Quote each line of the material verbatim, without the pictures.

:: Data excerpt ::
_____

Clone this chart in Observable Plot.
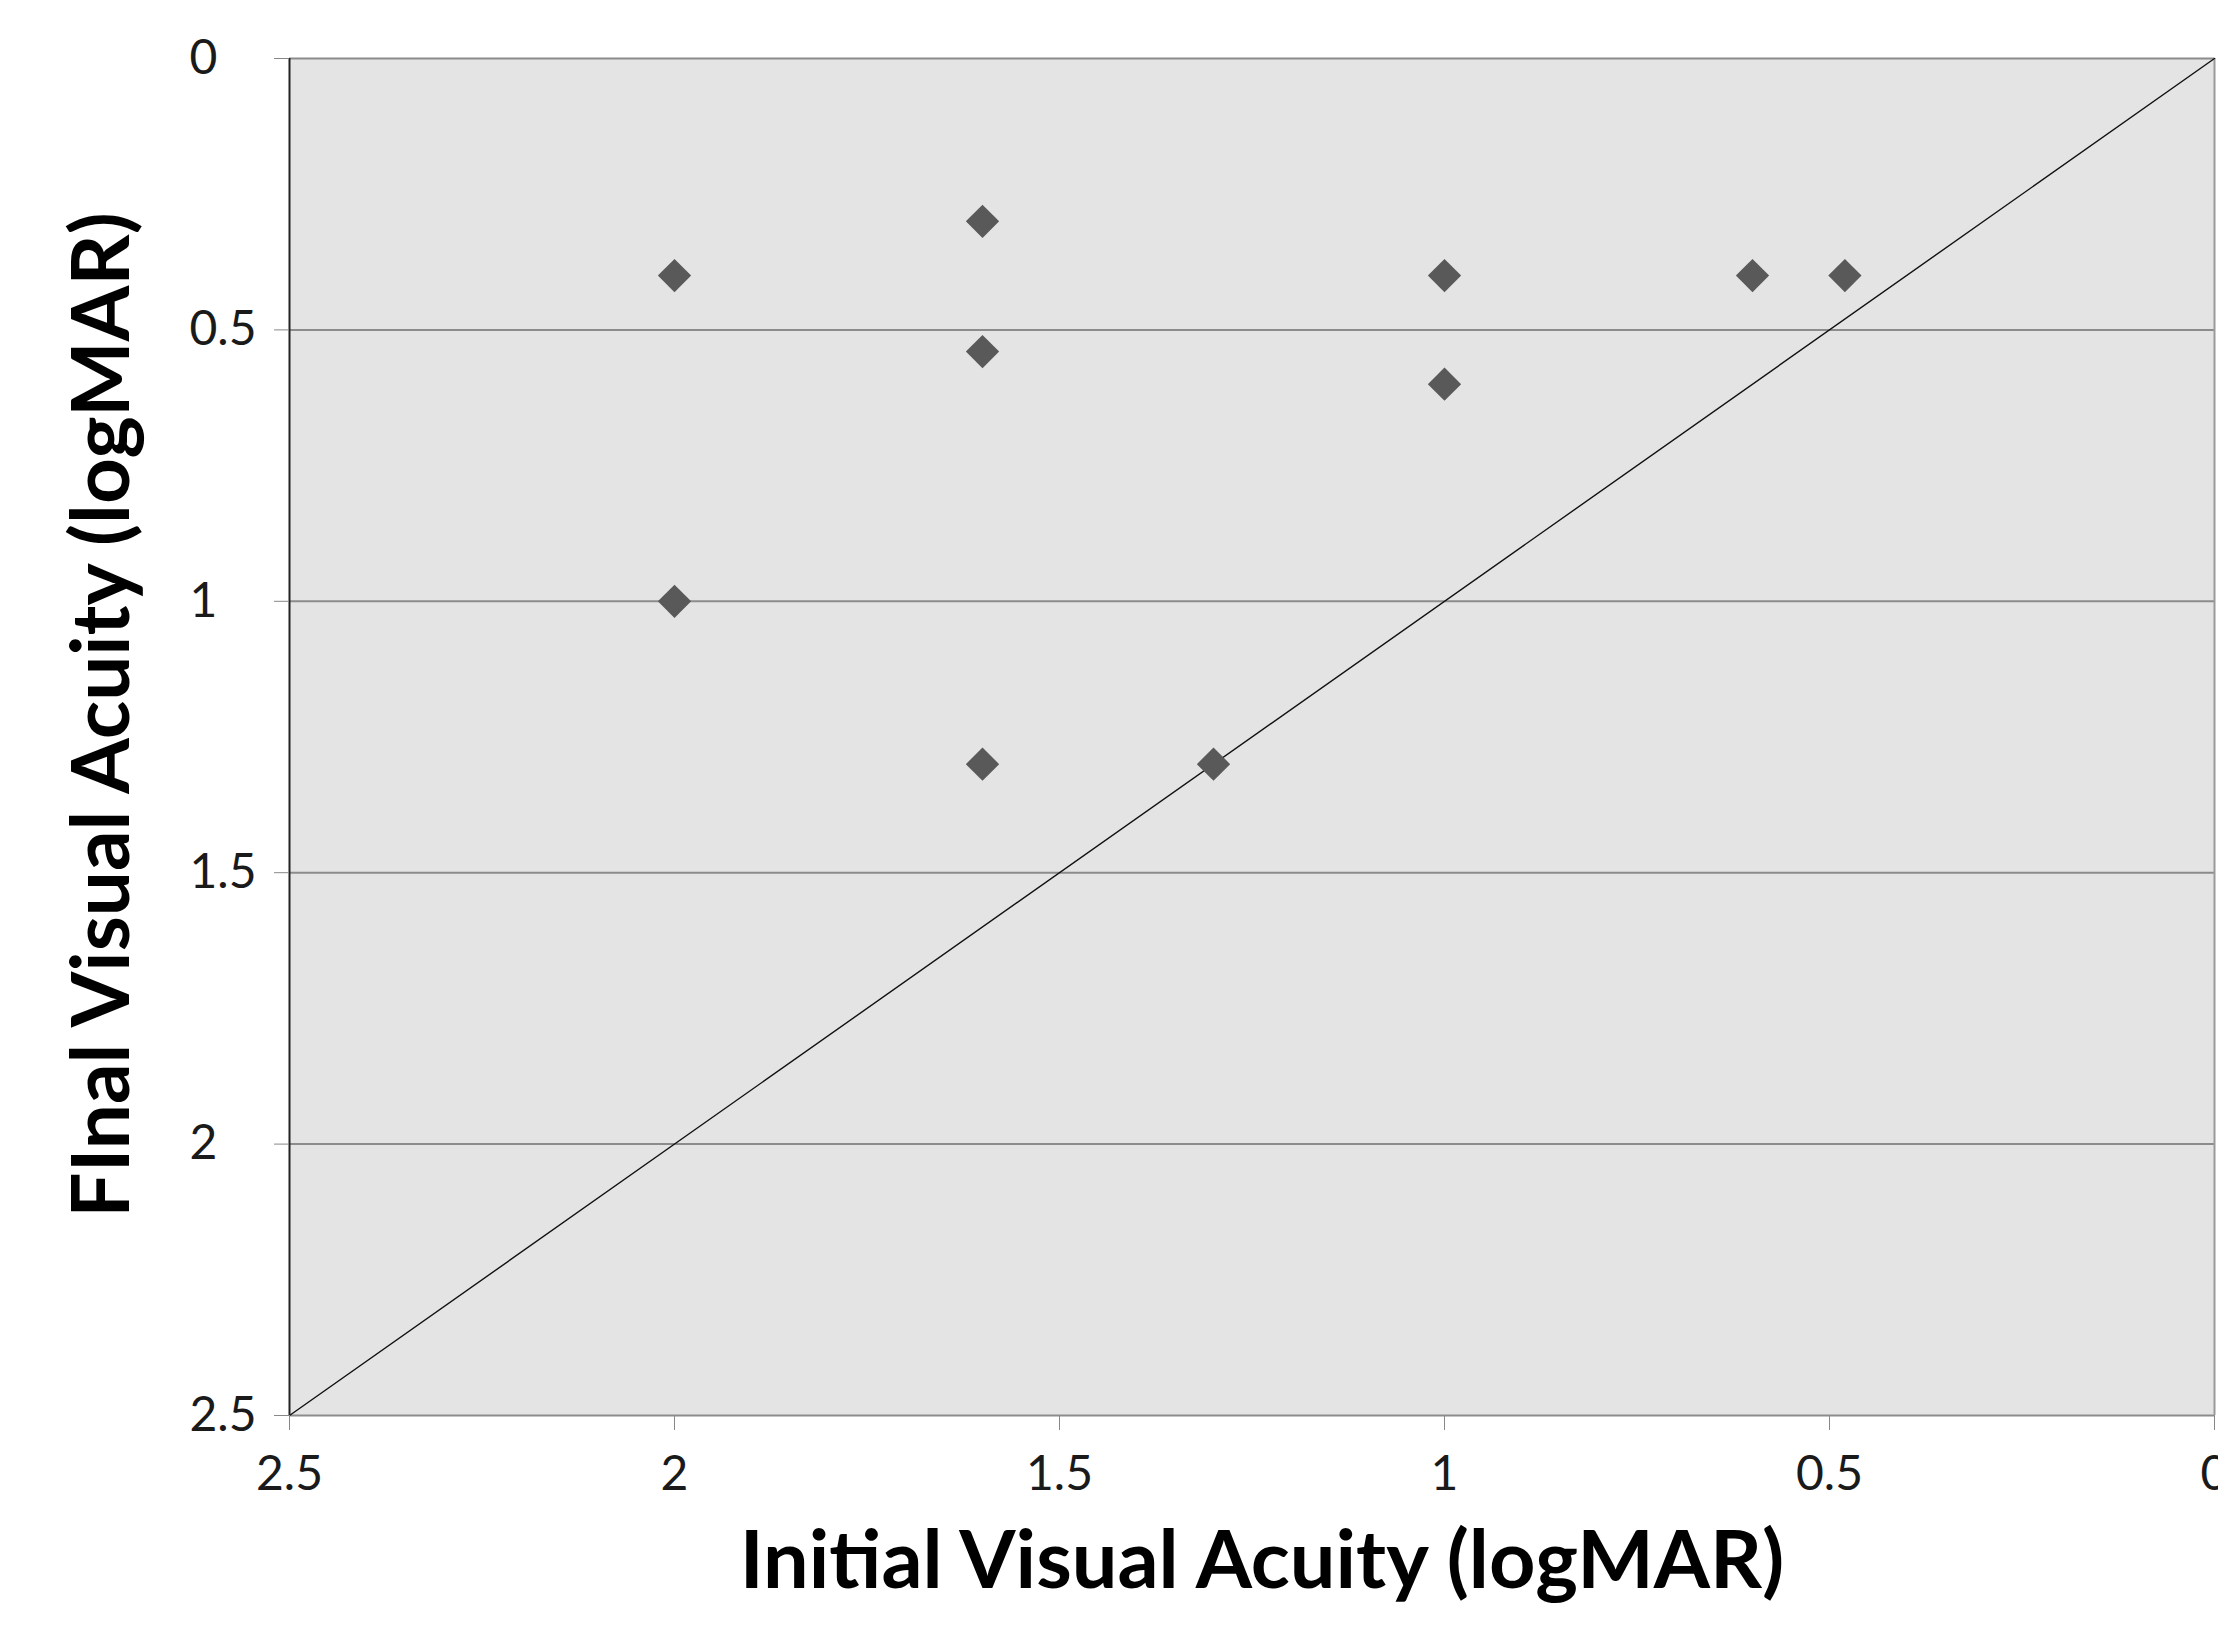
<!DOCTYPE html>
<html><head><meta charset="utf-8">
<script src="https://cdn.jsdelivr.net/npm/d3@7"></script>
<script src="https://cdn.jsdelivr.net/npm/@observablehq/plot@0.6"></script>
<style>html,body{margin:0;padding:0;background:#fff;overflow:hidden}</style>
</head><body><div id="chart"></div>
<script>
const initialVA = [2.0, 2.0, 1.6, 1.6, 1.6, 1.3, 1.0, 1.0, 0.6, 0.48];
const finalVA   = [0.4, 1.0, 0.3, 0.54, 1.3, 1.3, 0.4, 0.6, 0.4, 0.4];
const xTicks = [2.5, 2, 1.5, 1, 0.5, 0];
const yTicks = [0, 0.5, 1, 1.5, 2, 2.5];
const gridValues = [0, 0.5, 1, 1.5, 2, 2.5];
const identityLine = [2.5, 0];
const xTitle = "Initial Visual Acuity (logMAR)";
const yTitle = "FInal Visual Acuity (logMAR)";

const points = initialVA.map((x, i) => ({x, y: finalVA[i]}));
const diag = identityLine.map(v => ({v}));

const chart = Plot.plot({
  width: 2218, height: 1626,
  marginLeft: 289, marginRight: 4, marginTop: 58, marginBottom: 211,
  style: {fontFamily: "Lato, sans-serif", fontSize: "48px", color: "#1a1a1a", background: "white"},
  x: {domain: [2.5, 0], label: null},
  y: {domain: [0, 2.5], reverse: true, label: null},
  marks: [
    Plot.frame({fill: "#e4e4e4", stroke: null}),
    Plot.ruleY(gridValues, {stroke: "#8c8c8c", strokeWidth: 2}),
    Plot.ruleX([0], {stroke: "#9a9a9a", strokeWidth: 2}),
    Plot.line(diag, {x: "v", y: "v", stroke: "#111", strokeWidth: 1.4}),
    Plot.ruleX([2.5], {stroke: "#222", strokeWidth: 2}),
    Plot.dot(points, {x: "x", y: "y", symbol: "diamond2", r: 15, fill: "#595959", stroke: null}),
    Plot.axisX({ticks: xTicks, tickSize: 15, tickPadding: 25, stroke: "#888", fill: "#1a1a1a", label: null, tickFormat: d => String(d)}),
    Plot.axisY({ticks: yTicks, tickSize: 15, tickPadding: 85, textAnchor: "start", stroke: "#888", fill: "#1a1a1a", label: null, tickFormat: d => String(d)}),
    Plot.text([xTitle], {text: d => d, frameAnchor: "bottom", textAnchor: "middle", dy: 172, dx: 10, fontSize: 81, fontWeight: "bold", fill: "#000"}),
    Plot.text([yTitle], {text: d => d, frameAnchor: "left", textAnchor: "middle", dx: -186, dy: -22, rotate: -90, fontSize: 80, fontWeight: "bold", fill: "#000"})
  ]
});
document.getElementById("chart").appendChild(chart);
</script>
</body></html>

_____

:: The result ::
Clone this chart in Observable Plot.
<!DOCTYPE html>
<html><head><meta charset="utf-8">
<script src="https://cdn.jsdelivr.net/npm/d3@7"></script>
<script src="https://cdn.jsdelivr.net/npm/@observablehq/plot@0.6"></script>
<style>html,body{margin:0;padding:0;background:#fff;overflow:hidden}</style>
</head><body><div id="chart"></div>
<script>
const initialVA = [2.0, 2.0, 1.6, 1.6, 1.6, 1.3, 1.0, 1.0, 0.6, 0.48];
const finalVA   = [0.4, 1.0, 0.3, 0.54, 1.3, 1.3, 0.4, 0.6, 0.4, 0.4];
const xTicks = [2.5, 2, 1.5, 1, 0.5, 0];
const yTicks = [0, 0.5, 1, 1.5, 2, 2.5];
const gridValues = [0, 0.5, 1, 1.5, 2, 2.5];
const identityLine = [2.5, 0];
const xTitle = "Initial Visual Acuity (logMAR)";
const yTitle = "FInal Visual Acuity (logMAR)";

const points = initialVA.map((x, i) => ({x, y: finalVA[i]}));
const diag = identityLine.map(v => ({v}));

const chart = Plot.plot({
  width: 2218, height: 1626,
  marginLeft: 289, marginRight: 4, marginTop: 58, marginBottom: 211,
  style: {fontFamily: "Lato, sans-serif", fontSize: "48px", color: "#1a1a1a", background: "white"},
  x: {domain: [2.5, 0], label: null},
  y: {domain: [0, 2.5], reverse: true, label: null},
  marks: [
    Plot.frame({fill: "#e4e4e4", stroke: null}),
    Plot.ruleY(gridValues, {stroke: "#8c8c8c", strokeWidth: 2}),
    Plot.ruleX([0], {stroke: "#9a9a9a", strokeWidth: 2}),
    Plot.line(diag, {x: "v", y: "v", stroke: "#111", strokeWidth: 1.4}),
    Plot.ruleX([2.5], {stroke: "#222", strokeWidth: 2}),
    Plot.dot(points, {x: "x", y: "y", symbol: "diamond2", r: 15, fill: "#595959", stroke: null}),
    Plot.axisX({ticks: xTicks, tickSize: 15, tickPadding: 25, stroke: "#888", fill: "#1a1a1a", label: null, tickFormat: d => String(d)}),
    Plot.axisY({ticks: yTicks, tickSize: 15, tickPadding: 85, textAnchor: "start", stroke: "#888", fill: "#1a1a1a", label: null, tickFormat: d => String(d)}),
    Plot.text([xTitle], {text: d => d, frameAnchor: "bottom", textAnchor: "middle", dy: 172, dx: 10, fontSize: 81, fontWeight: "bold", fill: "#000"}),
    Plot.text([yTitle], {text: d => d, frameAnchor: "left", textAnchor: "middle", dx: -186, dy: -22, rotate: -90, fontSize: 80, fontWeight: "bold", fill: "#000"})
  ]
});
document.getElementById("chart").appendChild(chart);
</script>
</body></html>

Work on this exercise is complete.